Noon Mass was unusually full, as distraught people tried to make sense of the tragedies they saw.

I will never forget that day as long as I live, nor the days that followed. Like you, Seraphic, I will never get over it.

theobromophile said...

My father had just dropped me off at my apartment (my car went to the mechanic's that day for a tune-up). I was talking with one of my roommates about something insignificant when another roommate came running out of her room and told us what happened. She was watching the footage of the first plane wreck when the second hit and then started freaking out. We all converged around her TV and started losing our minds when we heard that the Pentagon was hit.

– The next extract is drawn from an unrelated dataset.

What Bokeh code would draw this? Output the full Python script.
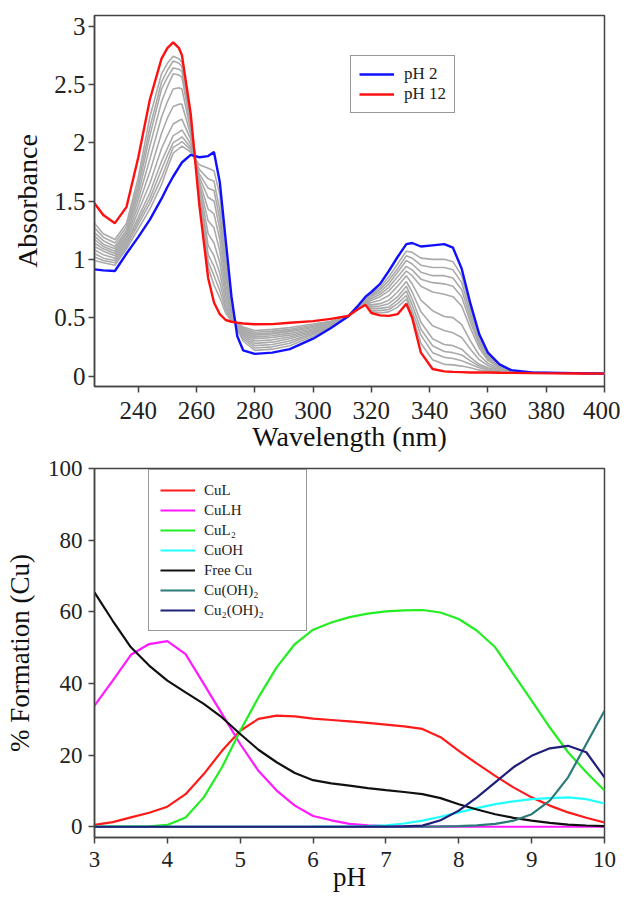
from bokeh.plotting import figure
from bokeh.layouts import column
from bokeh.models import FixedTicker, NumeralTickFormatter, Range1d
from bokeh.embed import file_html
from bokeh.resources import INLINE

# ---------------- Top chart: UV-Vis spectra ----------------
wavelength = [225, 228, 232, 236, 240, 244, 248, 250, 252, 254, 255, 258, 261, 264, 266, 268, 270,
              272, 274, 276, 280, 286, 292, 300, 306, 312, 315, 318, 320, 323, 326, 329,
              332, 334, 337, 341, 345, 348, 351, 354, 357, 360, 364, 368, 375, 390, 400]

abs_ph2 = [0.914, 0.905, 0.90, 1.05, 1.19, 1.34, 1.52, 1.62, 1.71, 1.79, 1.83, 1.895, 1.875, 1.885, 1.92, 1.66, 1.17,
           0.68, 0.34, 0.22, 0.19, 0.20, 0.23, 0.32, 0.41, 0.51, 0.59, 0.68, 0.72, 0.79, 0.90, 1.02,
           1.13, 1.14, 1.11, 1.12, 1.13, 1.10, 0.92, 0.62, 0.36, 0.20, 0.10, 0.05, 0.03, 0.025, 0.02]

abs_ph12 = [1.48, 1.38, 1.31, 1.45, 1.87, 2.37, 2.72, 2.81, 2.86, 2.81, 2.75, 2.25, 1.46, 0.84, 0.63, 0.53, 0.48,
            0.465, 0.457, 0.45, 0.443, 0.445, 0.457, 0.47, 0.49, 0.514, 0.565, 0.61, 0.54, 0.52, 0.515, 0.53,
            0.62, 0.50, 0.20, 0.06, 0.04, 0.035, 0.033, 0.03, 0.03, 0.03, 0.028, 0.027, 0.025, 0.022, 0.02]

abs_mid_01 = [0.99, 0.97, 0.95, 1.09, 1.26, 1.43, 1.64, 1.78, 1.91, 1.95, 1.97, 1.92, 1.81, 1.78, 1.76, 1.55, 1.02,
              0.62, 0.40, 0.30, 0.22, 0.23, 0.26, 0.34, 0.42, 0.51, 0.585, 0.675, 0.70, 0.76, 0.85, 0.96,
              1.07, 1.06, 1.01, 1.00, 1.00, 0.98, 0.86, 0.58, 0.33, 0.18, 0.09, 0.045, 0.03, 0.025, 0.02]
abs_mid_02 = [1.02, 0.99, 0.97, 1.11, 1.30, 1.48, 1.70, 1.83, 1.96, 1.99, 2.01, 1.94, 1.77, 1.69, 1.67, 1.42, 0.96,
              0.60, 0.41, 0.32, 0.24, 0.25, 0.28, 0.355, 0.425, 0.51, 0.583, 0.67, 0.69, 0.74, 0.82, 0.92,
              1.03, 1.01, 0.95, 0.93, 0.93, 0.91, 0.80, 0.54, 0.31, 0.17, 0.085, 0.044, 0.03, 0.025, 0.02]
abs_mid_03 = [1.05, 1.01, 0.99, 1.13, 1.33, 1.52, 1.77, 1.89, 2.00, 2.03, 2.05, 1.96, 1.73, 1.61, 1.59, 1.34, 0.91,
              0.58, 0.415, 0.335, 0.26, 0.27, 0.30, 0.365, 0.43, 0.51, 0.581, 0.665, 0.68, 0.72, 0.79, 0.89,
              0.99, 0.96, 0.89, 0.86, 0.86, 0.84, 0.74, 0.50, 0.29, 0.16, 0.08, 0.043, 0.03, 0.025, 0.02]
abs_mid_04 = [1.08, 1.04, 1.01, 1.15, 1.36, 1.57, 1.84, 1.95, 2.06, 2.09, 2.11, 1.99, 1.70, 1.53, 1.50, 1.26, 0.86,
              0.57, 0.42, 0.35, 0.28, 0.29, 0.32, 0.375, 0.435, 0.51, 0.579, 0.66, 0.665, 0.70, 0.76, 0.85,
              0.94, 0.91, 0.83, 0.80, 0.79, 0.77, 0.68, 0.46, 0.27, 0.15, 0.075, 0.042, 0.03, 0.025, 0.02]
abs_mid_05 = [1.11, 1.07, 1.03, 1.17, 1.41, 1.65, 1.95, 2.06, 2.16, 2.19, 2.20, 2.03, 1.67, 1.43, 1.39, 1.17, 0.80,
              0.55, 0.425, 0.36, 0.30, 0.31, 0.335, 0.385, 0.44, 0.51, 0.577, 0.655, 0.65, 0.68, 0.73, 0.81,
              0.90, 0.86, 0.77, 0.72, 0.70, 0.68, 0.60, 0.41, 0.24, 0.135, 0.07, 0.04, 0.03, 0.025, 0.02]
abs_mid_06 = [1.14, 1.09, 1.05, 1.19, 1.46, 1.75, 2.08, 2.21, 2.31, 2.33, 2.33, 2.07, 1.64, 1.33, 1.27, 1.07, 0.74,
              0.53, 0.43, 0.37, 0.32, 0.33, 0.35, 0.395, 0.445, 0.51, 0.575, 0.65, 0.63, 0.65, 0.69, 0.77,
              0.86, 0.79, 0.65, 0.56, 0.51, 0.50, 0.44, 0.30, 0.18, 0.11, 0.06, 0.038, 0.03, 0.025, 0.02]
abs_mid_07 = [1.17, 1.11, 1.07, 1.21, 1.51, 1.86, 2.22, 2.35, 2.46, 2.47, 2.46, 2.11, 1.62, 1.22, 1.14, 0.97, 0.69,
              0.52, 0.435, 0.38, 0.335, 0.345, 0.365, 0.405, 0.45, 0.51, 0.573, 0.645, 0.61, 0.62, 0.65, 0.72,
              0.81, 0.72, 0.55, 0.43, 0.39, 0.37, 0.33, 0.23, 0.14, 0.09, 0.05, 0.036, 0.03, 0.025, 0.02]
abs_mid_08 = [1.20, 1.13, 1.09, 1.23, 1.56, 1.97, 2.35, 2.48, 2.59, 2.58, 2.56, 2.15, 1.60, 1.12, 1.03, 0.88, 0.64,
              0.50, 0.44, 0.39, 0.35, 0.36, 0.38, 0.415, 0.455, 0.51, 0.571, 0.64, 0.595, 0.60, 0.62, 0.68,
              0.77, 0.66, 0.46, 0.32, 0.27, 0.26, 0.23, 0.16, 0.10, 0.07, 0.045, 0.034, 0.03, 0.025, 0.02]
abs_mid_09 = [1.23, 1.16, 1.11, 1.25, 1.61, 2.06, 2.46, 2.56, 2.64, 2.63, 2.61, 2.18, 1.58, 1.04, 0.94, 0.80, 0.60,
              0.49, 0.445, 0.40, 0.36, 0.37, 0.39, 0.425, 0.46, 0.512, 0.569, 0.635, 0.58, 0.58, 0.59, 0.65,
              0.73, 0.61, 0.40, 0.26, 0.21, 0.20, 0.18, 0.13, 0.085, 0.06, 0.04, 0.032, 0.03, 0.025, 0.02]
abs_mid_10 = [1.27, 1.19, 1.14, 1.28, 1.65, 2.13, 2.52, 2.62, 2.70, 2.68, 2.65, 2.20, 1.57, 0.98, 0.86, 0.73, 0.57,
              0.48, 0.447, 0.41, 0.375, 0.385, 0.40, 0.435, 0.465, 0.512, 0.567, 0.63, 0.565, 0.56, 0.57, 0.62,
              0.69, 0.56, 0.35, 0.20, 0.16, 0.15, 0.13, 0.10, 0.07, 0.05, 0.035, 0.031, 0.03, 0.025, 0.02]
abs_mid_11 = [1.31, 1.22, 1.17, 1.31, 1.70, 2.22, 2.59, 2.68, 2.74, 2.72, 2.69, 2.22, 1.56, 0.93, 0.78, 0.67, 0.54,
              0.47, 0.45, 0.42, 0.39, 0.40, 0.415, 0.445, 0.47, 0.513, 0.566, 0.62, 0.555, 0.54, 0.55, 0.59,
              0.66, 0.52, 0.28, 0.14, 0.10, 0.095, 0.085, 0.07, 0.05, 0.04, 0.032, 0.03, 0.03, 0.025, 0.02]

intermediate_spectra = [abs_mid_01, abs_mid_02, abs_mid_03, abs_mid_04, abs_mid_05, abs_mid_06,
                        abs_mid_07, abs_mid_08, abs_mid_09, abs_mid_10, abs_mid_11]

wl_ticks = [240, 260, 280, 300, 320, 340, 360, 380, 400]
abs_ticks = [0, 0.5, 1, 1.5, 2, 2.5, 3]

# ---------------- Bottom chart: speciation ----------------
ph = [3, 3.25, 3.5, 3.75, 4, 4.25, 4.5, 4.75, 5, 5.25, 5.5, 5.75, 6, 6.25, 6.5, 6.75, 7,
      7.25, 7.5, 7.75, 8, 8.25, 8.5, 8.75, 9, 9.25, 9.5, 9.75, 10]

cul = [0.5, 1.3, 2.6, 3.9, 5.6, 9.1, 14.7, 21.2, 26.8, 30.1, 31.0, 30.8, 30.2, 29.8, 29.4, 29.0, 28.5,
       28.0, 27.3, 25.0, 21.2, 17.6, 14.2, 11.0, 8.2, 5.9, 4.0, 2.5, 1.2]
culh = [33.8, 40.8, 48.0, 51.0, 51.8, 48.2, 39.9, 31.5, 23.1, 15.6, 10.1, 5.9, 3.0, 1.8, 0.8, 0.4, 0.2,
        0.1, 0.05, 0.02, 0.01, 0.0, 0.0, 0.0, 0.0, 0.0, 0.0, 0.0, 0.0]
cul2 = [0.0, 0.02, 0.05, 0.1, 0.5, 2.6, 8.2, 16.6, 26.8, 36.1, 44.5, 51.0, 55.0, 57.0, 58.5, 59.5, 60.1,
        60.4, 60.5, 59.8, 58.0, 54.7, 50.1, 42.6, 35.2, 27.7, 20.8, 15.2, 10.1]
cuoh = [0.0, 0.0, 0.0, 0.0, 0.0, 0.0, 0.0, 0.0, 0.0, 0.0, 0.0, 0.0, 0.02, 0.05, 0.1, 0.2, 0.4,
        0.9, 1.7, 2.8, 4.0, 5.2, 6.3, 7.1, 7.7, 8.0, 8.2, 7.7, 6.5]
free_cu = [65.4, 57.5, 50.1, 45.0, 40.8, 37.5, 34.3, 30.5, 25.9, 21.5, 18.0, 15.0, 13.0, 12.1, 11.5, 10.8, 10.2,
           9.7, 9.1, 8.0, 6.3, 4.8, 3.5, 2.5, 1.7, 1.1, 0.6, 0.35, 0.2]
cu_oh2 = [0.0, 0.0, 0.0, 0.0, 0.0, 0.0, 0.0, 0.0, 0.0, 0.0, 0.0, 0.0, 0.0, 0.0, 0.0, 0.0, 0.0,
          0.02, 0.05, 0.1, 0.2, 0.4, 0.8, 1.7, 3.5, 7.3, 13.8, 23.1, 32.4]
cu2_oh2 = [0.0, 0.0, 0.0, 0.0, 0.0, 0.0, 0.0, 0.0, 0.0, 0.0, 0.0, 0.0, 0.0, 0.0, 0.0, 0.02, 0.05,
           0.1, 0.3, 1.8, 4.5, 8.2, 12.4, 16.6, 19.8, 21.9, 22.6, 20.8, 13.8]

species_names = ["CuL", "CuLH", "CuL\u2082", "CuOH", "Free Cu", "Cu(OH)\u2082", "Cu\u2082(OH)\u2082"]
species_values = [cul, culh, cul2, cuoh, free_cu, cu_oh2, cu2_oh2]
species_colors = ["#ff1a1a", "#ff1aff", "#22ee22", "#22ffff", "#111111", "#2a7a78", "#20207a"]

ph_ticks = [3, 4, 5, 6, 7, 8, 9, 10]
pct_ticks = [0, 20, 40, 60, 80, 100]

FONT = "'Liberation Serif', serif"
AXIS_COLOR = "#444444"


def style(p, tick_size, label_size, x_tick_standoff, x_label_standoff, y_tick_standoff, y_label_standoff):
    p.outline_line_color = AXIS_COLOR
    p.outline_line_width = 1.5
    p.xgrid.visible = False
    p.ygrid.visible = False
    p.background_fill_color = "white"
    p.border_fill_color = "white"
    for ax in (p.xaxis[0], p.yaxis[0]):
        ax.axis_line_color = AXIS_COLOR
        ax.axis_line_width = 1.5
        ax.major_tick_line_color = AXIS_COLOR
        ax.major_tick_line_width = 1.5
        ax.major_tick_out = 6
        ax.major_tick_in = 0
        ax.minor_tick_line_color = None
        ax.major_label_text_font = FONT
        ax.major_label_text_font_size = tick_size
        ax.major_label_text_color = "#222222"
        ax.axis_label_text_font = FONT
        ax.axis_label_text_font_size = label_size
        ax.axis_label_text_font_style = "normal"
        ax.axis_label_text_color = "#111111"
    p.xaxis[0].major_label_standoff = x_tick_standoff
    p.xaxis[0].axis_label_standoff = x_label_standoff
    p.yaxis[0].major_label_standoff = y_tick_standoff
    p.yaxis[0].axis_label_standoff = y_label_standoff


# ---- top figure ----
p1 = figure(width=620, height=457,
            min_border_left=90, min_border_right=15, min_border_top=15, min_border_bottom=71,
            x_range=Range1d(225, 400), y_range=Range1d(-0.09, 3.09),
            output_backend="svg", toolbar_location=None,
            x_axis_label="Wavelength (nm)", y_axis_label="Absorbance")
style(p1, "25px", "28px", 9, -1, 3, 8)
p1.xaxis[0].ticker = FixedTicker(ticks=wl_ticks)
p1.yaxis[0].ticker = FixedTicker(ticks=abs_ticks)
p1.yaxis[0].formatter = NumeralTickFormatter(format="0.[0]")

for spec in intermediate_spectra:
    p1.line(wavelength, spec, line_color="#aaaaaa", line_width=1.6)
p1.line(wavelength, abs_ph2, line_color="#1010ff", line_width=2.4, legend_label="pH 2")
p1.line(wavelength, abs_ph12, line_color="#ff1010", line_width=2.4, legend_label="pH 12")

lg1 = p1.legend[0]
lg1.location = (256, 273)
lg1.margin = 0
lg1.padding = 8
lg1.spacing = 0
lg1.glyph_width = 35
lg1.glyph_height = 18
lg1.label_height = 18
lg1.label_standoff = 10
lg1.label_width = 39
lg1.label_text_font = FONT
lg1.label_text_font_size = "17px"
lg1.label_text_color = "#222222"
lg1.border_line_color = "#333333"
lg1.border_line_width = 1.5
lg1.background_fill_alpha = 1.0

# ---- bottom figure ----
p2 = figure(width=620, height=447,
            min_border_left=94, min_border_right=16, min_border_top=11, min_border_bottom=67,
            x_range=Range1d(3, 10), y_range=Range1d(-3, 100),
            output_backend="svg", toolbar_location=None,
            x_axis_label="pH", y_axis_label="% Formation (Cu)")
style(p2, "23px", "27px", 8, -8, 6, 10)
p2.xaxis[0].ticker = FixedTicker(ticks=ph_ticks)
p2.yaxis[0].ticker = FixedTicker(ticks=pct_ticks)

for name, vals, col in zip(species_names, species_values, species_colors):
    p2.line(ph, vals, line_color=col, line_width=2.2, legend_label=name)

lg2 = p2.legend[0]
lg2.margin = 0
lg2.padding = 11
lg2.spacing = 2
lg2.glyph_width = 35
lg2.glyph_height = 18
lg2.label_height = 18
lg2.label_standoff = 9
lg2.label_width = 91
lg2.label_text_font = FONT
lg2.label_text_font_size = "15px"
lg2.label_text_color = "#222222"
lg2.border_line_color = "#333333"
lg2.border_line_width = 1.5
lg2.background_fill_alpha = 1.0
lg2.location = (54, 206)

layout = column(p1, p2, spacing=0)
open("out.html", "w").write(file_html(layout, INLINE))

The girl who told us what happened commented, "I wonder how they are going to rebuild those top floors; can you put a crane on it once the fire goes out?" before the buildings collapsed.

Most of my classes were cancelled. My quantum-mechanics professor, who was about 75 at the time, said that it reminded him too much of Pearl Harbour and he couldn't teach.

I also remember the Canadians standing with America, and thank Seraphic for still doing so.

Christine said...

Seraphic, thank you for your post.

I was in 11th grade English class when I found out; a dopey sort of kid in my class told us, but we all kinda thought he was just fooling around.

Then, we I arrived at French class next period, they made an announcement on the loudspeaker, and told that anyone who had to call family members could come down to the main office. (I lived in a bedroom suburb of NYC). Thank God, only one of my family members worked in the city, and he was fine (although he had to walk home from Manhattan).

I believe we still had a full day of school that day, as they didn't want the kids to make bad decisions and try to travel into NYC to check on family or anything. I remember going home after school and watching it on the news, seeing the horrid videos play over and over. It was unreal.

Holy Mother, pray for our nation and our world.